Extract the full listing verbatim and drop any pictures from your copy.

++++

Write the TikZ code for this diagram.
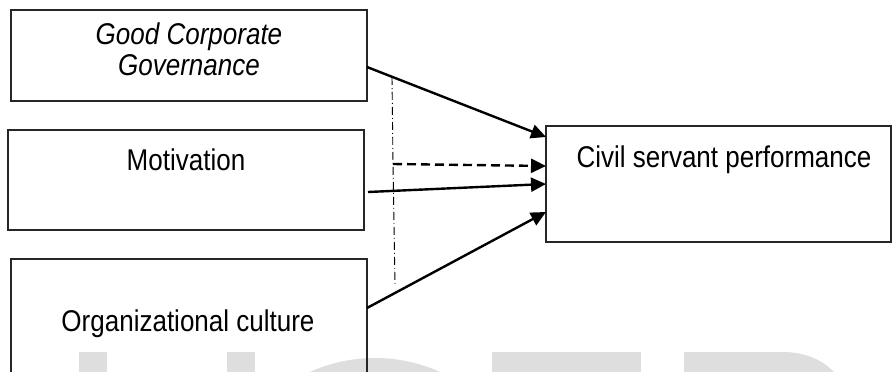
\documentclass[tikz,border=0pt]{standalone}
\usepackage{fontspec}
\setmainfont[FakeStretch=0.867]{Liberation Sans}
\usetikzlibrary{arrows.meta}
\definecolor{wm}{HTML}{DEDEDE}
\begin{document}
\begin{tikzpicture}[x=1pt,y=-1pt,
  box/.style={draw=black!85, line width=1.1pt, rectangle, anchor=north west, inner sep=0pt, outer sep=0pt},
  txt/.style={font=\fontsize{30}{30}\selectfont, anchor=base, inner sep=0pt},
  arr/.style={line width=2.4pt, -{Triangle[length=15pt,width=14pt]}},
  dasharr/.style={arr, dash pattern=on 9pt off 5pt},
  dashdot/.style={line width=0.9pt, dash pattern=on 8pt off 3pt on 1pt off 3pt}]
\useasboundingbox (0,0) rectangle (892,372);
\begin{scope}
\clip (0,0) rectangle (892,372);
% watermark
\fill[wm] (79,352) rectangle (107,380);
\fill[wm] (227,352) rectangle (255,380);
\fill[wm, even odd rule] (375,516) circle[radius=158] (375,516) circle[radius=130];
\fill[wm] (492,352) rectangle (641,380);
\fill[wm] (684,352) -- (783,352) .. controls (810,352) and (830,364) .. (840,380) -- (684,380) -- cycle;
% boxes
\node[box, minimum width=356pt, minimum height=91pt] (gcg) at (11,10) {};
\node[box, minimum width=356pt, minimum height=100pt] (mot) at (8,130) {};
\node[box, minimum width=356pt, minimum height=140pt] (org) at (11,259) {};
\node[box, minimum width=345pt, minimum height=116pt] (csp) at (546,126) {};
\end{scope}
% texts
\node[txt] (tgcg1) at (189,45) {\itshape Good Corporate};
\node[txt] (tgcg2) at (189,75) {\itshape Governance};
\node[txt] (tmot) at (186,170) {Motivation};
\node[txt] (torg) at (188,331) {Organizational culture};
\node[txt] (tcsp) at (724,167) {Civil servant performance};
% connectors
\coordinate (dtop) at (392,77);
\coordinate (dmid) at (393,164);
\coordinate (dbot) at (395,285);
\draw[dashdot] (dtop) -- (dmid) -- (dbot);
\draw[arr] ([yshift=-57pt]gcg.north east) -- ([yshift=-11pt]csp.north west);
\draw[dasharr] (dmid) -- ([yshift=-40pt]csp.north west);
\draw[arr] ([yshift=-62pt,xshift=4pt]mot.north east) -- ([yshift=-58pt]csp.north west);
\draw[arr] ([yshift=-49pt]org.north east) -- ([yshift=-86pt]csp.north west);
\end{tikzpicture}
\end{document}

++++

Exercise result:
Write the TikZ code for this diagram.
\documentclass[tikz,border=0pt]{standalone}
\usepackage{fontspec}
\setmainfont[FakeStretch=0.867]{Liberation Sans}
\usetikzlibrary{arrows.meta}
\definecolor{wm}{HTML}{DEDEDE}
\begin{document}
\begin{tikzpicture}[x=1pt,y=-1pt,
  box/.style={draw=black!85, line width=1.1pt, rectangle, anchor=north west, inner sep=0pt, outer sep=0pt},
  txt/.style={font=\fontsize{30}{30}\selectfont, anchor=base, inner sep=0pt},
  arr/.style={line width=2.4pt, -{Triangle[length=15pt,width=14pt]}},
  dasharr/.style={arr, dash pattern=on 9pt off 5pt},
  dashdot/.style={line width=0.9pt, dash pattern=on 8pt off 3pt on 1pt off 3pt}]
\useasboundingbox (0,0) rectangle (892,372);
\begin{scope}
\clip (0,0) rectangle (892,372);
% watermark
\fill[wm] (79,352) rectangle (107,380);
\fill[wm] (227,352) rectangle (255,380);
\fill[wm, even odd rule] (375,516) circle[radius=158] (375,516) circle[radius=130];
\fill[wm] (492,352) rectangle (641,380);
\fill[wm] (684,352) -- (783,352) .. controls (810,352) and (830,364) .. (840,380) -- (684,380) -- cycle;
% boxes
\node[box, minimum width=356pt, minimum height=91pt] (gcg) at (11,10) {};
\node[box, minimum width=356pt, minimum height=100pt] (mot) at (8,130) {};
\node[box, minimum width=356pt, minimum height=140pt] (org) at (11,259) {};
\node[box, minimum width=345pt, minimum height=116pt] (csp) at (546,126) {};
\end{scope}
% texts
\node[txt] (tgcg1) at (189,45) {\itshape Good Corporate};
\node[txt] (tgcg2) at (189,75) {\itshape Governance};
\node[txt] (tmot) at (186,170) {Motivation};
\node[txt] (torg) at (188,331) {Organizational culture};
\node[txt] (tcsp) at (724,167) {Civil servant performance};
% connectors
\coordinate (dtop) at (392,77);
\coordinate (dmid) at (393,164);
\coordinate (dbot) at (395,285);
\draw[dashdot] (dtop) -- (dmid) -- (dbot);
\draw[arr] ([yshift=-57pt]gcg.north east) -- ([yshift=-11pt]csp.north west);
\draw[dasharr] (dmid) -- ([yshift=-40pt]csp.north west);
\draw[arr] ([yshift=-62pt,xshift=4pt]mot.north east) -- ([yshift=-58pt]csp.north west);
\draw[arr] ([yshift=-49pt]org.north east) -- ([yshift=-86pt]csp.north west);
\end{tikzpicture}
\end{document}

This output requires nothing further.